We chose to use EC2 MySQL instances because we have a high read volume and need master-slave replication. Of course, you can spin up multiple RDS instances and setup MySQL replication between them yourself, but we use Scalr.net, which manages that for you using EC2 instances.
Basically, we just tell Scalr how many MySQL instances we want at it keeps them up, automates the setup of replication, handles automatic failover of slave promotion to master if the master gets terminated etc. It does both SQL dump backups and EBS volume snapshots of the master. So, when it needs to create a new slave, it automatically temporarily mounts an EBS volume of the last master snapshot to initialize the slave DB, then starts replication from the appropriate point. All point and click :)
(and no, I don't work for Scalr or anything. Scalr is available as Open Source if you don't want to use their service)
Regarding the maintenance window question. If you use Multi-AZ then RDS will create a standby replica in another availability zone so that there's no down time for maintenance and you protect yourself against a zone failure.

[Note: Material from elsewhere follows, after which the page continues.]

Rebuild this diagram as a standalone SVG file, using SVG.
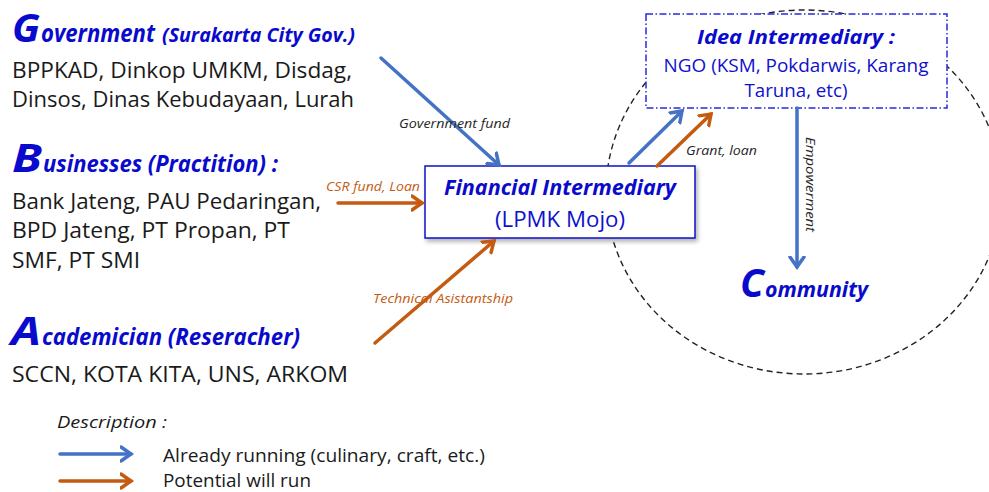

That's what I'm planning to do in the next week or so. Of course it's going to cost you more but I haven't worked that bit out yet.
MySQL on EC2 vs RDS MySQL
Advantages of MySQL on EC2
Amazon EC2 Inter Region Replication
Copy Snapshots across Amazon EC2 regions
RAID 0 with EBS Striping in MySQL EC2
More than 3TB of Disk space ( You will not need this for your size) can be attached on MySQL on EC2.
Disadvantages of MySQL on EC2
Configuration, Monitoring and Maintenance compared to RDS
Point in time backups available in RDS
IOPS lesser than RDS MySQL ( even after RAID 0) currently, 10800 with 6 disks for MySQL on EC2 whereas 12500 IOPS 16KB on RDS MySQL
I have been trying out RDS for a few months and here are some issues I have:
Using SQL profiler is tricky. Since you cannot connect profiler directly to the server, you have to run some stored procedures to create a log file that you can analyze. While they offer some suggestions about how that is done, it is far from user friendly. I would only recommend that you have a certified SQL professional do this kind of work.
while Amazon backs up your instance, you cannot restore an individual database. I have a web app with several separate customer-specific databases and my solution was to launch an EC2 instance with SQL running on it to attach to the production RDB database and import the data and then back it up on the EC2 instance. The other solution was to use a 3rd party tool that creates a massive SQL script (on the app server) that will recreate the schema and populate the data back to a restore point.
I had the same question this weekend. There is a 4 hour downtime window per week for RDS where they do maintenance. RDS seemed more expensive if you can get away with a micro instance of EC2. (This is true of test instances which has minimum traffic) I also wasn't able to change the timezone of the RDS instance because I dont have permission.
I am now actually looking at http://xeround.com/ which is mysql on EC2 by another company. They do not use InnoDB, instead they have their own engine called IDG. I am just starting to investigate that but they are in BETA and will give 500MB of space.